Well, I've managed to knock off a further half minute from the execution time. The execution time now stands at 3.5 minutes down from just over 4.
I've achieved this with two main methods: strictness, and rewriting loops to be tail recursive.
By default, Haskell is a lazy language. Haskell defers evaluation of an expression until it is needed by creating a thunk. Whilst thunks may save work, thunks are not free. Thunks are an example of a work-saving technique that do not provide a net benefit for very small pieces of work or data.
Thunks can be eliminated by marking expressions as strictly evaluated. This technique forces an expression to be evaluated when it is encountered, rather than deferred. The Haskell compiler automatically treats some expressions as strict, but a programmer can force an expression to be strict using the BangPatterns language extension. You simply prefix the variables that you wish to be strictly evaluated using a pling (!).
I went through and marked up all of the trivial expressions and fields in the raytracer code. Things like the xyzw fields of a vector, rgba fields of a colour, field-of-views, radii, that sort of thing. Eliminating those thunks provided around half of the total savings.
More information on strictness here: http://www.haskell.org/haskellwiki/Performance/Strictness
Ensuring that loops were properly tail recursive provided the second half of the savings. Haskell does not provide traditional for() loops to iterate over arrays and lists; instead, recursion must be used. This may introduce extra space and time overhead due to the state accumulated at each function call.

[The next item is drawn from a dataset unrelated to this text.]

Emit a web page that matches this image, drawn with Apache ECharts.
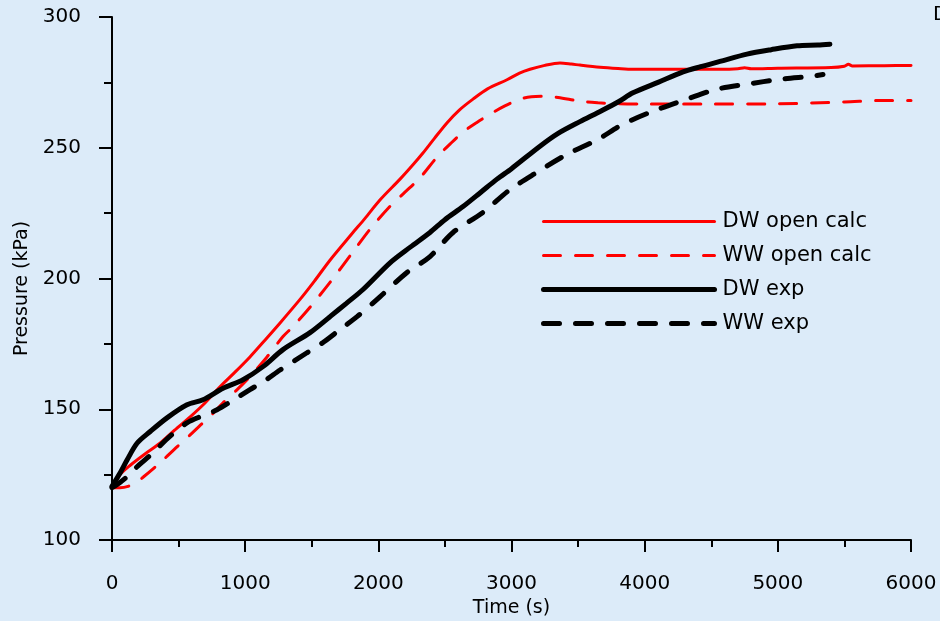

Tail recursive functions eliminate this overhead as they allow the compiler to use the equivalent of a goto rather than a function call to traverse the next item of a list. This essentially converts the Haskell code into something resembling a traditional for loop.
More information here:
I applied this optimisation to the light accumulation, object intersection and ray tracing loops. I also taken the opportunity to add a few simple optimisations to the main object intersection loop.
So, all in all, a few modest gains. What's becoming very apparent is that to seriously optimise Haskell code I need to learn Core. Core is Haskell's intermediate compilation language. 3.5 minutes is still a long time to ray-trace a very simple scene and I'm sure there must be a lot of win left in there. I could brute-force it in other languages in far less! Hopefully the Core will show some major overhead in the low level vector, colour, lighting and intersection code.